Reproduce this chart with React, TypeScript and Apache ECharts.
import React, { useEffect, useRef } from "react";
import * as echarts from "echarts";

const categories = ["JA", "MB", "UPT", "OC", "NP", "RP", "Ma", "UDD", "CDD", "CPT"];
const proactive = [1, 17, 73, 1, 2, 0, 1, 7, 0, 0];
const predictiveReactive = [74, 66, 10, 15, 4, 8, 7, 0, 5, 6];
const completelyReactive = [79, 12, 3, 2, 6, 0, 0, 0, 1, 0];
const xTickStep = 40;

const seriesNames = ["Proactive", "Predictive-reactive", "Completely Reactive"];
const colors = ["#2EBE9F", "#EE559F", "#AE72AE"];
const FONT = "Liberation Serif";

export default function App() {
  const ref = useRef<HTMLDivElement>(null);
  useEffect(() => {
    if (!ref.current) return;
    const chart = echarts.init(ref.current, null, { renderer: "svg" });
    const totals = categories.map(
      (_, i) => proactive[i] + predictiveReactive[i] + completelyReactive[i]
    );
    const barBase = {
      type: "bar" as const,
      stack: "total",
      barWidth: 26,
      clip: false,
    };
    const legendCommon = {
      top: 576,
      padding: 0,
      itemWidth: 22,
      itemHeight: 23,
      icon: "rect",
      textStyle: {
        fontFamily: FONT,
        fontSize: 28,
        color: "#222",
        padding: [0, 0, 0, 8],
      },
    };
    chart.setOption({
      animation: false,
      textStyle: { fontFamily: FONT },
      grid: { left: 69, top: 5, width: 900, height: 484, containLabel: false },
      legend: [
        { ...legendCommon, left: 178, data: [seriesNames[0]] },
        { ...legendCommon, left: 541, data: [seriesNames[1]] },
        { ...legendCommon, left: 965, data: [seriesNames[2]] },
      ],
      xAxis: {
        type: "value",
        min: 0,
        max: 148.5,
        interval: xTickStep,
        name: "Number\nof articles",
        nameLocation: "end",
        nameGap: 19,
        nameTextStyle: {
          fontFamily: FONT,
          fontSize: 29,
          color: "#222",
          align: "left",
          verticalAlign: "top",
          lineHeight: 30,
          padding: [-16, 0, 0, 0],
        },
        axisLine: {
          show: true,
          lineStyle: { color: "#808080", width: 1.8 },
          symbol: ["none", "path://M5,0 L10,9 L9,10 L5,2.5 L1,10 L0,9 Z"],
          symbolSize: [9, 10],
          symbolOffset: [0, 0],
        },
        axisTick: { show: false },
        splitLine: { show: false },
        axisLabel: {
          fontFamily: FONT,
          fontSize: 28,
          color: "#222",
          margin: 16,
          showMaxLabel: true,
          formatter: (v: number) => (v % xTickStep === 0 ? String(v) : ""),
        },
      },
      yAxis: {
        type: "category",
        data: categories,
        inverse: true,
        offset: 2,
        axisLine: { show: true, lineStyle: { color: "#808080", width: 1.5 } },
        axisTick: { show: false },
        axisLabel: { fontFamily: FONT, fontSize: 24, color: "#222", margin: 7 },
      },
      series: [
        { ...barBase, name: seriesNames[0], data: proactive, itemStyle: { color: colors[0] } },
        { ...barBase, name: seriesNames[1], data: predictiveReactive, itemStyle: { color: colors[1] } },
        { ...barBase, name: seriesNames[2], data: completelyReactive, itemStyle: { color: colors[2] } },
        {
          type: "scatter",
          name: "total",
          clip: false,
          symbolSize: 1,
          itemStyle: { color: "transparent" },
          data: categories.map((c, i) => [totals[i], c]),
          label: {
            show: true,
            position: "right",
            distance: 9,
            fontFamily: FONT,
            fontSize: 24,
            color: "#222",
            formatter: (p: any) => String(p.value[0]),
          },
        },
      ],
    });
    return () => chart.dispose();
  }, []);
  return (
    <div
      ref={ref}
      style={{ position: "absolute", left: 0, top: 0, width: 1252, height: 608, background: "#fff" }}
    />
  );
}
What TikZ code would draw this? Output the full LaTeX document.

---

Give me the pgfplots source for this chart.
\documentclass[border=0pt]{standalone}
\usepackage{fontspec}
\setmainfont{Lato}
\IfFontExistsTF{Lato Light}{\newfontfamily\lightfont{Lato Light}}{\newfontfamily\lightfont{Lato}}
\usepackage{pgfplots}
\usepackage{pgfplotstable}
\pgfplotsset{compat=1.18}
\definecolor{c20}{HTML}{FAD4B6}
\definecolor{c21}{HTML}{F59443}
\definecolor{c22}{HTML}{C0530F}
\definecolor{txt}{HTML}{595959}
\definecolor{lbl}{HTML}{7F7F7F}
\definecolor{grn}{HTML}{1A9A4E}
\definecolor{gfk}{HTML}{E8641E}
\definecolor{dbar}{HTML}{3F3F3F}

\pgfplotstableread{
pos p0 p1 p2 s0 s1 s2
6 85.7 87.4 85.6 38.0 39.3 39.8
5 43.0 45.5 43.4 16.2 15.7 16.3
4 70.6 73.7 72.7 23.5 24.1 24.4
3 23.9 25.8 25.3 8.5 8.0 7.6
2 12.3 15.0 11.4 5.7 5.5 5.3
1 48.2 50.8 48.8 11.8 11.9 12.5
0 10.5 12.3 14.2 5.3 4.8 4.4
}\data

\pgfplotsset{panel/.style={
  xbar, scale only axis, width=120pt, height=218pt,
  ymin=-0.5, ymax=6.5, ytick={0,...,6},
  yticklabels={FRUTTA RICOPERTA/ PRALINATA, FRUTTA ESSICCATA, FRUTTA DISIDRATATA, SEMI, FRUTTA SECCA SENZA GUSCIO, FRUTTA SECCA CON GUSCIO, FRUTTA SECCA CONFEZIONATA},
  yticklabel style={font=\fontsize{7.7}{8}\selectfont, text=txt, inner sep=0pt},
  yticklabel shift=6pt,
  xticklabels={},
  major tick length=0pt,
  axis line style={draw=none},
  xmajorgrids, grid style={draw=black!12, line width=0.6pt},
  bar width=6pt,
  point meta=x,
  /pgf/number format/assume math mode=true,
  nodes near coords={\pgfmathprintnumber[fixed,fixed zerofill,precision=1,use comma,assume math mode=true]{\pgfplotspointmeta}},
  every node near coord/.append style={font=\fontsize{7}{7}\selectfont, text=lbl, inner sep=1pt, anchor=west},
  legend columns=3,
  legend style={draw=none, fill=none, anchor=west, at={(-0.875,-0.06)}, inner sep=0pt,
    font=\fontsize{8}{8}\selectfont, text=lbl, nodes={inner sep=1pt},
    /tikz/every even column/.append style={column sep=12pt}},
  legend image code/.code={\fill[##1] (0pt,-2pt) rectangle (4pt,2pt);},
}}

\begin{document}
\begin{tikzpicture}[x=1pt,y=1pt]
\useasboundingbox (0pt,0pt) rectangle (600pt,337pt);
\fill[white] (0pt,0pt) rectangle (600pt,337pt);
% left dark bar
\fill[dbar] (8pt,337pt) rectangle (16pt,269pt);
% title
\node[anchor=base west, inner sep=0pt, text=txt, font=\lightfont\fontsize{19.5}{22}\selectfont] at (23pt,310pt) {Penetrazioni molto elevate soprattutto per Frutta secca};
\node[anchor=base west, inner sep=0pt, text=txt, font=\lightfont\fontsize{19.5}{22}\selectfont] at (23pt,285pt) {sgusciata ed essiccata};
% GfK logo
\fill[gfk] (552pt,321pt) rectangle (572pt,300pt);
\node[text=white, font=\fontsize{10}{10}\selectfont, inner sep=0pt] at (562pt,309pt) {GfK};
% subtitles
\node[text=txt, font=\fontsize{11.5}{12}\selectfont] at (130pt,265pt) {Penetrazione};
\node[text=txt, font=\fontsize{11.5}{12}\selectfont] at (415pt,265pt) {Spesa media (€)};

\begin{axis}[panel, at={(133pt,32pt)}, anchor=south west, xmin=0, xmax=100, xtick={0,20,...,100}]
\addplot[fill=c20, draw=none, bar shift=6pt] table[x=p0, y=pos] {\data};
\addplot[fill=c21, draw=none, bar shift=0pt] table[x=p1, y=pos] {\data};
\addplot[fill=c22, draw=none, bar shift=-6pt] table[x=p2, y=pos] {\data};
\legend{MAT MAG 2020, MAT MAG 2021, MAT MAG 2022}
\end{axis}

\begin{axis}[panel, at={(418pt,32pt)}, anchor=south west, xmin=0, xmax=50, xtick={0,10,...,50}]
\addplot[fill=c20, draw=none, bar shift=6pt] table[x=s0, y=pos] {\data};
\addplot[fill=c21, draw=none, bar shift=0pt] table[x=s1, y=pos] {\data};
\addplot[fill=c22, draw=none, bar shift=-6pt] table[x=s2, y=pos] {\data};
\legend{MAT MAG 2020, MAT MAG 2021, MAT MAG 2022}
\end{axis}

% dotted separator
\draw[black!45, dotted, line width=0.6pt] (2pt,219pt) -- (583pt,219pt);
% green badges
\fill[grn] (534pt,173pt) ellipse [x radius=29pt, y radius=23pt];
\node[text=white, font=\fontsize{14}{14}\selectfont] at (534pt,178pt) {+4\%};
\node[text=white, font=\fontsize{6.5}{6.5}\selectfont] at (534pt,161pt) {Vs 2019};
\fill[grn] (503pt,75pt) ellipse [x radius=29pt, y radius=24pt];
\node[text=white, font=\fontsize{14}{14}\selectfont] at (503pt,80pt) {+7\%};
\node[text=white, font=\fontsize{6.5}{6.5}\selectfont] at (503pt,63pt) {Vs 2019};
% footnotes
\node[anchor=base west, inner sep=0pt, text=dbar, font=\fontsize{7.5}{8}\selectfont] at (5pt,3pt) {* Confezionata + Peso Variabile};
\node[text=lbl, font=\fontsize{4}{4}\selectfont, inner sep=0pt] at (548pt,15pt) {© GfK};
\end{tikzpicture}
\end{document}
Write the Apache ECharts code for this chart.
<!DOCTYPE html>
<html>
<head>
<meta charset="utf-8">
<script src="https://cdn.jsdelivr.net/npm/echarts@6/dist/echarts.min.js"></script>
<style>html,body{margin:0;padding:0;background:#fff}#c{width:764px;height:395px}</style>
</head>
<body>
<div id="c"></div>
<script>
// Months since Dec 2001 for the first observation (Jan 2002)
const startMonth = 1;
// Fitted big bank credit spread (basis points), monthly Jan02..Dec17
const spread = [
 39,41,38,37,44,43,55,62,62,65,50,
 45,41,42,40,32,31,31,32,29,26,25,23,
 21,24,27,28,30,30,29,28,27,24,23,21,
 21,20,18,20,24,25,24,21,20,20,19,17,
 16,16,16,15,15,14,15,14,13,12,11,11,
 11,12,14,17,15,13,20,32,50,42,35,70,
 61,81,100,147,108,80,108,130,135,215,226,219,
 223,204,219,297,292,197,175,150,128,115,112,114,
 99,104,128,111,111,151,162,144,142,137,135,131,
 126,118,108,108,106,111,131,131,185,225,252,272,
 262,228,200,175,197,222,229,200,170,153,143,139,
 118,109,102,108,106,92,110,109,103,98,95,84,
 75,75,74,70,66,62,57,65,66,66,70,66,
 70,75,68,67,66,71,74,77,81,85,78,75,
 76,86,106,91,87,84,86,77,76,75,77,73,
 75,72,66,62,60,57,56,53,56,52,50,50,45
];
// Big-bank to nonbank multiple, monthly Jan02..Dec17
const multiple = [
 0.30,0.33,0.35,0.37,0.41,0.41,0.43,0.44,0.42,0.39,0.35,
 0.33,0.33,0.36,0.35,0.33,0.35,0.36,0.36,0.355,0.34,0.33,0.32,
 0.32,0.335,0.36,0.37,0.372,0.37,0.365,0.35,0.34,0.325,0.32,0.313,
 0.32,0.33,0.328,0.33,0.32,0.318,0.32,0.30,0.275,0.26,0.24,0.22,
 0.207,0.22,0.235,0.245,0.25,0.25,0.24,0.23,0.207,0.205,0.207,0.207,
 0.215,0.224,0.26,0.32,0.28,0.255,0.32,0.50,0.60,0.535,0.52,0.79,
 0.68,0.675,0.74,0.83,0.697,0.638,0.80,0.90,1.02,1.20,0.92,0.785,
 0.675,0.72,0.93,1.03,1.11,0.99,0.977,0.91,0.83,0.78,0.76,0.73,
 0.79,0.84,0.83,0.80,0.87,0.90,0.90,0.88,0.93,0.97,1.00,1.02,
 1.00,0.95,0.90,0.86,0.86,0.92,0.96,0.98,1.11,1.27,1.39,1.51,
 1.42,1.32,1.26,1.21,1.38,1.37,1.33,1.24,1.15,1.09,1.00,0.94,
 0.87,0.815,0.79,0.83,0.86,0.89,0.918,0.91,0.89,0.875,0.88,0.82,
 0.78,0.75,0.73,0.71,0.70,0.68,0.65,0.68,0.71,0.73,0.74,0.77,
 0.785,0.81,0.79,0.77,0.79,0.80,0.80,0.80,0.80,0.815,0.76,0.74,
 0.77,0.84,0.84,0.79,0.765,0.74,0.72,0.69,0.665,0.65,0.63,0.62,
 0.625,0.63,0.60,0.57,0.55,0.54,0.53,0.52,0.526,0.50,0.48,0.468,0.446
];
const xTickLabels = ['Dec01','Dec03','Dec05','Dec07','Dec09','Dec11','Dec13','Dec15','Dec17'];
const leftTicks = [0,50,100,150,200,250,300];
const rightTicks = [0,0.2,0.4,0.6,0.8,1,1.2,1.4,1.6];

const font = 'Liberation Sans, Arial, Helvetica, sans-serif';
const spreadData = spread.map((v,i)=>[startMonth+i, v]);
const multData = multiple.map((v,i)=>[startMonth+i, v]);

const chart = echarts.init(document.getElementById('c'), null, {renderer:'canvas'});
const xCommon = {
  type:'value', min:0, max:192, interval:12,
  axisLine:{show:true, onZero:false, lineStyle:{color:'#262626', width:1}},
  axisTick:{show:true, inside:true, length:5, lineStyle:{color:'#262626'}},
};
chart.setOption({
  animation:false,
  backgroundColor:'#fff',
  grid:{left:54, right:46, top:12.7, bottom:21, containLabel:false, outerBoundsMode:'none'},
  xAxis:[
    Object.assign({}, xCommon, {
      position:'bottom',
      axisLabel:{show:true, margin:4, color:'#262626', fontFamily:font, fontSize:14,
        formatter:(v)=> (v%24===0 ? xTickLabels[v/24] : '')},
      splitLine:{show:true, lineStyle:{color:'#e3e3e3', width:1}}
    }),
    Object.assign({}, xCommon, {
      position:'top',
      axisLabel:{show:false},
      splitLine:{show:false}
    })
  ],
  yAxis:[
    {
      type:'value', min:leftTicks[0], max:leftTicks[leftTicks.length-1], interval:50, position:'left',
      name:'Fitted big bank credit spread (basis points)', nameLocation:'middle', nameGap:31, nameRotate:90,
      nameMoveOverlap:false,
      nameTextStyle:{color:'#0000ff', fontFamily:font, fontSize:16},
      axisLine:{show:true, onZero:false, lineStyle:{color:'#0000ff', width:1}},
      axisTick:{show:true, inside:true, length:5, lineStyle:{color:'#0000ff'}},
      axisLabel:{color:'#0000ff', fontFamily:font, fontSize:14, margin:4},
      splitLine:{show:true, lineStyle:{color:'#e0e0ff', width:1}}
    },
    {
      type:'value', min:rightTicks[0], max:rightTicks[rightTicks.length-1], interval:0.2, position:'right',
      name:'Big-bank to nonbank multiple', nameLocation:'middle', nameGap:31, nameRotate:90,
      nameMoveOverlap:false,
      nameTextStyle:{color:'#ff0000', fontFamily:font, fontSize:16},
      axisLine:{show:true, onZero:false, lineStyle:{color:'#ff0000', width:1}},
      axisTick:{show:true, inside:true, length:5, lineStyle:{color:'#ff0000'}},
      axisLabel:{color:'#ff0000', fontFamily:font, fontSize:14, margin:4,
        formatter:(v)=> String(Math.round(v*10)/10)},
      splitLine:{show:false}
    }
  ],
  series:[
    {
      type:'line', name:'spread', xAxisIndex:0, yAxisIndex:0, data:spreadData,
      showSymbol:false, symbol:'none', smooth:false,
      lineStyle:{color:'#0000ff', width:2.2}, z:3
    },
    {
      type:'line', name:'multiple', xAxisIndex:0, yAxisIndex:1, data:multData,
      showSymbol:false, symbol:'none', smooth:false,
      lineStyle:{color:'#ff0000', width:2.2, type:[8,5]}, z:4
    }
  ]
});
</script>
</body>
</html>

---

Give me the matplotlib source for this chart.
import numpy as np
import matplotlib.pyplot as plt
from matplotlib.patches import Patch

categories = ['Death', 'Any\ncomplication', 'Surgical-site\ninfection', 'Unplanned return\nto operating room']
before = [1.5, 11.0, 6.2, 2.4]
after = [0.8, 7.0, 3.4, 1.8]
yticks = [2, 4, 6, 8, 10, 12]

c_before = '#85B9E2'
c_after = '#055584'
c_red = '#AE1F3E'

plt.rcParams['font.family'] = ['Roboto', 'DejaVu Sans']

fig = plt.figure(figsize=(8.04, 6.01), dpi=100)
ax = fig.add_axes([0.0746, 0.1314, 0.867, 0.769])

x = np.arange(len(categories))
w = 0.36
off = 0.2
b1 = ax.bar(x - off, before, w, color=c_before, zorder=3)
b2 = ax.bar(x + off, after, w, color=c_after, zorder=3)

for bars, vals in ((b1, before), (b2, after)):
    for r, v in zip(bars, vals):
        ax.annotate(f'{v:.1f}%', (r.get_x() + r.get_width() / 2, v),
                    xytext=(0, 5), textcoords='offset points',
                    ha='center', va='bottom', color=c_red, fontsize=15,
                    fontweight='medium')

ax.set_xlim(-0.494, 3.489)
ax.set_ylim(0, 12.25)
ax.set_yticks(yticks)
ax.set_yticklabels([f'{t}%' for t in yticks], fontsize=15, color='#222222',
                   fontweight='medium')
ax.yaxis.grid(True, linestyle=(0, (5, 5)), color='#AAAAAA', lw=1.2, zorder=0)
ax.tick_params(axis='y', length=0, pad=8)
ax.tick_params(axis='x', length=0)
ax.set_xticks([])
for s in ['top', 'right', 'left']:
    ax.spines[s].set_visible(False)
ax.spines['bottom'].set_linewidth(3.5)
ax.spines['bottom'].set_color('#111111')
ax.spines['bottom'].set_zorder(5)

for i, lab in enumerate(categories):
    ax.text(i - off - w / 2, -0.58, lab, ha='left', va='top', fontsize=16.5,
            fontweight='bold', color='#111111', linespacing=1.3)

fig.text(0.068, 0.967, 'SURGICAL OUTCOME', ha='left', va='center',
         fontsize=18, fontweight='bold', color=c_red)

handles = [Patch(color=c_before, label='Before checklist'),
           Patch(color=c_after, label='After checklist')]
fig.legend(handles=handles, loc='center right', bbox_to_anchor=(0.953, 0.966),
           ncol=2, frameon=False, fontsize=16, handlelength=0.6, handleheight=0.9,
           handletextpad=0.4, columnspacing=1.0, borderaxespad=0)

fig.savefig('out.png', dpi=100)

### Work to be completed:
Return the lines of the records that include the string "source".

### Complete response:
Give me the pgfplots source for this chart.
Give me the matplotlib source for this chart.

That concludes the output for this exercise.